The expansion of two wind farms off the Norfolk coast could lead to six years of construction work and the digging of another two cable trenches across the countryside.
Norwegian energy firm Equinor is leading a project to build 34 new turbines at Dudgeon wind farm, 30km from Cromer, and 27 turbines at Sheringham Shoal wind farm. The turbines would be up to 326 metres high.
Each project will bring more than 100MW of renewable energy, according to a report by Equinor outlining the plans.
They also said the projects would reduce carbon emissions, provide energy security and bring economic benefits.
They are looking to bring the cables ashore at Bacton and Weybourne and connect them to the National Grid south of Norwich at Swardeston.
But to do that they would need to dig 60km-long cable trenches from north Norfolk to Norwich which will lead to years of construction work and harm the environment, the report added.
North Norfolk MP Norman Lamb called on the Government to stop allowing energy firms to dig up the countryside for every new offshore wind farm.

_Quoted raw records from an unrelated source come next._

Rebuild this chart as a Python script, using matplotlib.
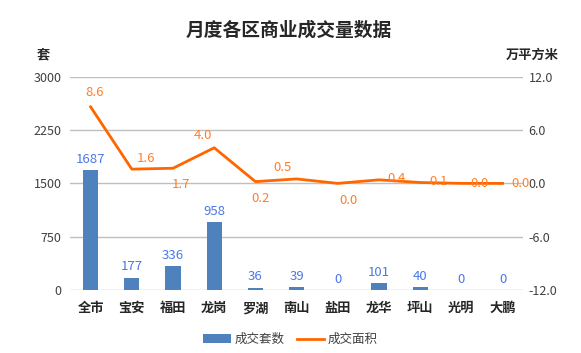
import matplotlib
matplotlib.use("Agg")
import matplotlib.pyplot as plt
from matplotlib.patches import Patch
from matplotlib.lines import Line2D
from matplotlib.ticker import FormatStrFormatter

plt.rcParams['font.family'] = ['Noto Sans CJK SC', 'DejaVu Sans']

districts = ["全市", "宝安", "福田", "龙岗", "罗湖", "南山", "盐田", "龙华", "坪山", "光明", "大鹏"]
units = [1687, 177, 336, 958, 36, 39, 0, 101, 40, 0, 0]
area = [8.6, 1.6, 1.7, 4.0, 0.2, 0.5, 0.0, 0.4, 0.1, 0.0, 0.0]

# label offsets (points) for the area labels, as in the source chart
area_offsets = [(3, 10), (10, 8), (6, -12), (-8, 9), (4, -12), (-10, 8),
                (8, -12), (13, 1), (13, 1), (13, 0), (13, 0)]

BAR_COLOR = "#4F81BD"
LINE_COLOR = "#FF6600"
GRID_COLOR = "#BFBFBF"
TEXT_COLOR = "#404040"

fig = plt.figure(figsize=(5.81, 3.53), dpi=100)
ax = fig.add_axes([0.1205, 0.178, 0.780, 0.605])
ax2 = ax.twinx()

x = list(range(len(districts)))
ax.bar(x, units, width=0.37, color=BAR_COLOR, zorder=2)
for xi, v in zip(x, units):
    ax.annotate(str(v), (xi, v), xytext=(0, 3), textcoords="offset points",
                ha="center", va="bottom", fontsize=9.5, color="#4A78E8")

ax.set_ylim(0, 3000)
ax.set_yticks([0, 750, 1500, 2250, 3000])
ax.set_xlim(-0.5, len(districts) - 0.5)
ax.set_xticks(x)
ax.set_xticklabels(districts, fontsize=9.5, fontweight="bold", color="#262626")
ax.yaxis.grid(True, color=GRID_COLOR, linewidth=1, zorder=0)
ax.set_axisbelow(True)
ax.tick_params(axis="y", length=0, labelsize=9, labelcolor=TEXT_COLOR, pad=6)
ax.tick_params(axis="x", length=0, pad=8)
for s in ax.spines.values():
    s.set_visible(False)

ax2.plot(x, area, color=LINE_COLOR, linewidth=2, zorder=3)
ax2.set_ylim(-12, 12)
ax2.set_yticks([-12, -6, 0, 6, 12])
ax2.yaxis.set_major_formatter(FormatStrFormatter("%.1f"))
ax2.tick_params(axis="y", length=0, labelsize=9, labelcolor=TEXT_COLOR, pad=4)
for s in ax2.spines.values():
    s.set_visible(False)
for xi, v, off in zip(x, area, area_offsets):
    ax2.annotate(f"{v:.1f}", (xi, v), xytext=off, textcoords="offset points",
                 ha="center", va="center", fontsize=9.5, color="#FF7F27")

fig.text(0.497, 0.915, "月度各区商业成交量数据", ha="center", va="center",
         fontsize=13.5, fontweight="bold", color="#262626")
fig.text(0.075, 0.845, "套", ha="center", va="center", fontsize=9.5,
         fontweight="bold", color="#262626")
fig.text(0.962, 0.845, "万平方米", ha="right", va="center", fontsize=9.5,
         fontweight="bold", color="#262626")

handles = [Patch(facecolor=BAR_COLOR, label="成交套数"),
           Line2D([0], [0], color=LINE_COLOR, linewidth=2, label="成交面积")]
fig.legend(handles=handles, loc="center", bbox_to_anchor=(0.5, 0.038), ncol=2,
           frameon=False, fontsize=9, handlelength=2.2, handleheight=0.7,
           columnspacing=1.0, handletextpad=0.3, labelcolor=TEXT_COLOR)

fig.savefig("out.png", dpi=100)
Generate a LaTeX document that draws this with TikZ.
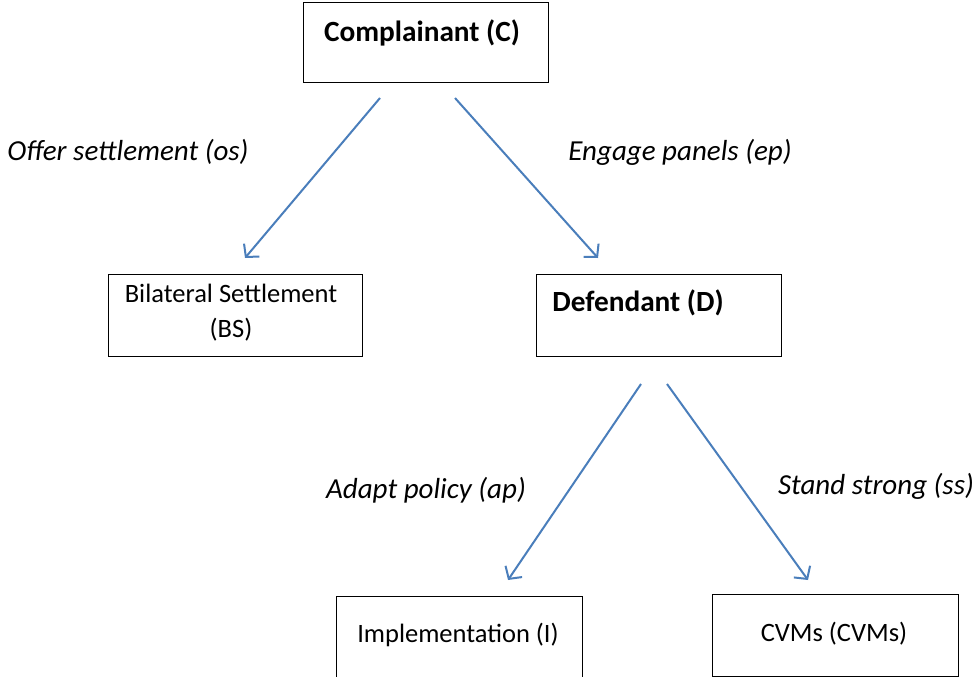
\documentclass[tikz,border=0pt]{standalone}
\usepackage{fontspec}
\setmainfont{Carlito}
\usetikzlibrary{arrows.meta}
\definecolor{arrowblue}{HTML}{4A7EBB}
\tikzset{
  box/.style={draw=black, line width=1pt, inner sep=0pt},
  txt/.style={inner sep=0pt, font=\fontsize{26.5}{30}\selectfont},
  btxt/.style={inner sep=0pt, font=\fontsize{29.3}{34}\selectfont\bfseries},
  lbl/.style={inner sep=0pt, font=\fontsize{29}{34}\selectfont\itshape},
  conn/.style={draw=arrowblue, line width=2pt, -{Straight Barb[length=9pt,width=20pt,line width=2pt]}}
}
\begin{document}
\begin{tikzpicture}[x=1pt,y=-1pt]
\useasboundingbox (0,0) rectangle (975,677);
% boxes
\node[box, minimum width=245pt, minimum height=80pt] (c) at (425.5,43) {};
\node[box, minimum width=254pt, minimum height=82pt] (bs) at (235,315) {};
\node[box, minimum width=245pt, minimum height=82pt] (d) at (658.5,315) {};
\node[box, minimum width=246pt, minimum height=90pt] (i) at (459,641) {};
\node[box, minimum width=246pt, minimum height=82pt] (v) at (835,635.5) {};
% texts
\node[btxt] (ct) at (422,33) {Complainant (C)};
\node[txt] (bst1) at (231,293) {Bilateral Settlement};
\node[txt] (bst2) at (231,330) {(BS)};
\node[btxt] (dt) at (638,303) {Defendant (D)};
\node[txt] (it) at (458,635) {Implementation (I)};
\node[txt] (vt) at (834,634) {CVMs (CVMs)};
% labels
\node[lbl] (los) at (128,152) {Offer settlement (os)};
\node[lbl] (lep) at (680,152) {Engage panels (ep)};
\node[lbl] (lap) at (426,490) {Adapt policy (ap)};
\node[lbl] (lss) at (876,486) {Stand strong (ss)};
% connector ends
\coordinate (c1) at (380,98);
\coordinate (c2) at (455,98);
\coordinate (bsin) at (245,258);
\coordinate (din) at (598,258);
\coordinate (d1) at (641,384);
\coordinate (d2) at (667,384);
\coordinate (iin) at (508,580);
\coordinate (vin) at (808,580);
\draw[conn] (c1) -- (bsin);
\draw[conn] (c2) -- (din);
\draw[conn] (d1) -- (iin);
\draw[conn] (d2) -- (vin);
\end{tikzpicture}
\end{document}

“I’m supportive of these plans but strictly on the condition that the government and National Grid sort out a deal on creating an offshore ring main,” he said.
An offshore ring main would mean the wind farms could connect to the National Grid at the coast rather than needing the cable trenches.
Two other energy companies, Vattenfall and Orsted, are currently pushing ahead with plans to build three more offshore wind farms which will need two more cable trenches.
The trench for Sheringham Shoal would come down from Weybourne, head south to Cawston and meet the trench from the Dudgeon wind farm at Attlebridge.
The Dudgeon trench would run from Bacton, loop south around North Walsham and past Hevingham.
After meeting at Attlebridge, the two trenches would then head through the Wensum to Barford, then head east around Hethersett and join to the National Grid at Swardeston.
The report said the projects would impact sites of marine conservation and fishing.
Onshore, agriculture land and habitats would be lost. A consultation begins next year.
-‘Another nail in the coffin’
Jenny Smedley, from the Necton Substations Action Group, which has been campaigning against the cable corridors, warned the plans were “another nail in the coffin” for the Norfolk countryside.
“We’ve been trying to warn villages and their MPs and Parish Councils that all of Norfolk is under industrial attack and this proves we are right,” she said.
“Unless an offshore ringmain is adopted, it will only get worse and worse as more and more massive wind farm infrastructure is shoe-horned into Norfolk.
“Our roads can’t take the construction traffic, and no village, however pretty, however historical, however precious to its inhabitants is safe from destruction.
“We urge people to read the documents and see if their village is safe. But even if it is today it might not be tomorrow because this is just the start.”